Whether in Paris or onboard, all members of the Tara adventure work for science and the environment; they are dedicated to sharing the story of a legendary boat and captivating a curious public. Even beyond the schooner’s missions, Tara Base in Paris is also committed to protecting the ocean. Exhibitions, lectures, screenings and educational events rhythm the life at Tara Base.
A boat, an office and a team. One part sails and one part is on land, but both complement each other working for a common goal. Yet the connection between land and sea is often virtual, by email or telephone. Meetings are rare – during stopovers or special events. The team and the crew often travel in parallel, sometimes with jetlag.

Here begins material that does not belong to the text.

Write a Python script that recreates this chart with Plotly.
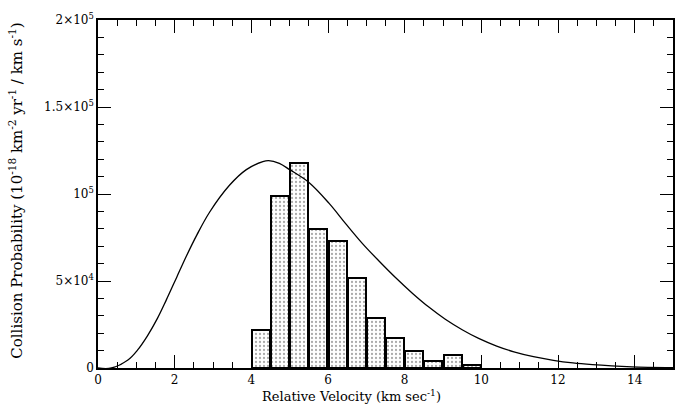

This 10th expedition is somewhat the exception that proves the rule: the schooner is not sailing in the most remote regions of the world. Tara is only a few hours away from Tara Base in Paris. A Paris-Marseille train or a flight from Paris to Barcelona, allows workers to join the team onboard at a stopover. It’s true that a flight from Paris to Illulisat (Greenland) or Paris to Papeete does not require the same logistics and cost, or the same carbon footprint!
Stopover dates, programs and press conferences – Martin Hertau our captain receives all directives onboard. Everything is managed at Tara Base, the land team at Boulevard Bourdon, near Place de la Bastille in Paris. Led by Etienne Bourgois and Romain Troublé, the team is a bee-hive of activity preparing expeditions, developing programs for Tara Expeditions, and defining priorities. Without them, no Tara! A major pre-occupation is seeking partnerships, which also takes place from the office. The land team is in charge of educational activities and communication, and they work to educate the public about the environment. This year, Myriam Thomas, Eloïse Fontaine, Xavier Bougeard, Magali Puiseux, André Abreu and Mark Domingos took advantage of the proximity of the boat to successively join the Taranautes.
Myriam, nicknamed ”Mimi”, sailed between St. Tropez and Naples. For a few days, like the rest of the crew, she was on the schedule of night shifts and household chores. For the past 7 years Mimi has been in charge of event-planning. Boarding the schooner ”reminds her why she works every day.” She adds: “When you work on a project like Tara, the schooner is the real element, but it’s often very far away. Voyaging aboard the boat creates the intellectual bridge between what we do throughout the year in Paris, and what we’re all working for.”
Aboard Tara before Myriam was Eloïse, in charge of communications. She sailed between Marseilles and St. Tropez. A first! This land-sea passage delighted the crew and with great enthusiasm the Taranautes shared their daily life with her. On the agenda: exploring the engine room with Sam, the chief mechanic, endless discussions with the first mate Nico on the bridge, and time spent in the PC Com understanding the work of the correspondant onboard. Eloïse, smilingly confided, “I’m happy to be here.”
This ‘coming together’ was appreciated unanimously by the land crew and the sailors alike. ”What a terrific idea!” said Martin Hertau, the captain. ”Now office and boat are not two entities. Tara Base people coming on board get to understand more about what we do, and there’s a better symbiosis.”